Hermanos y hermanas, este es un trabajo
incómodo, sin duda. Requiere no sólo que salgamos de nuestra zona de confort
(tal vez relacionarnos con alguien fuera de nuestros círculos normales), sino
que también exige sacrificios de nuestra parte (renunciar, tal vez, a esas
vacaciones o comprar ese carro nuevo, o sofá nuevo o par de jeans nuevo)—para
que la misericordia de Dios pueda obrar a través de nosotros; ¡y esto sin
garantía de que nuestro mensaje será escuchado y aceptado!
Sin embargo, no debemos permitir que el
miedo al rechazo nos impida ir, porque tenemos el poder y la autoridad de Jesús
y hemos recibido una comisión de él; ¡Ay de nosotros, pues, si no vamos! ¿Y qué
excusa tenemos para tener miedo, pues él ha prometido estar con nosotros en
cada paso del camino? ¡La procesión eucarística que pasó por aquí es un gran
testimonio de esta verdad de que Dios quiere que llevemos su mensaje a la
calle!
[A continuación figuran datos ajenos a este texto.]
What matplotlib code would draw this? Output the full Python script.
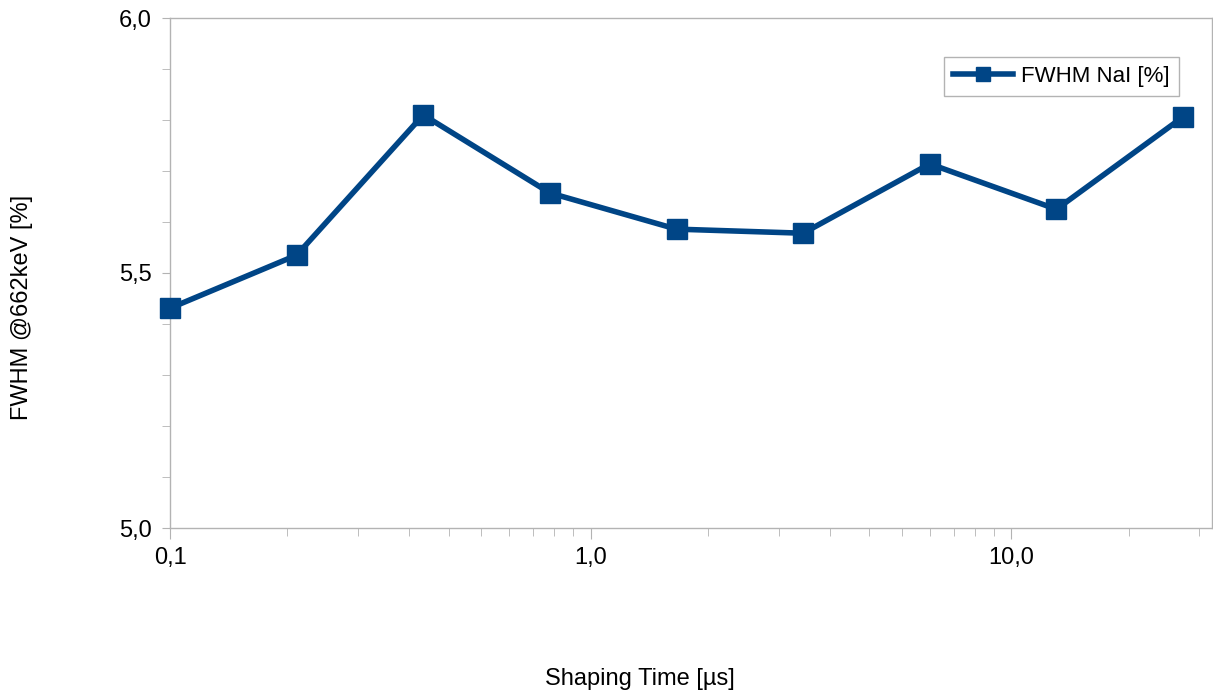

Por eso, hermanos y hermanas, vayamos con valentía a llevar misericordia
al pueblo de Dios para que ellos también puedan escuchar y aceptar el llamado
de Dios al arrepentimiento y así unirse a nosotros en esta mesa de la
misericordia de Dios: el banquete eucarístico que es un anticipo de la
felicidad eterna que todos anhelamos.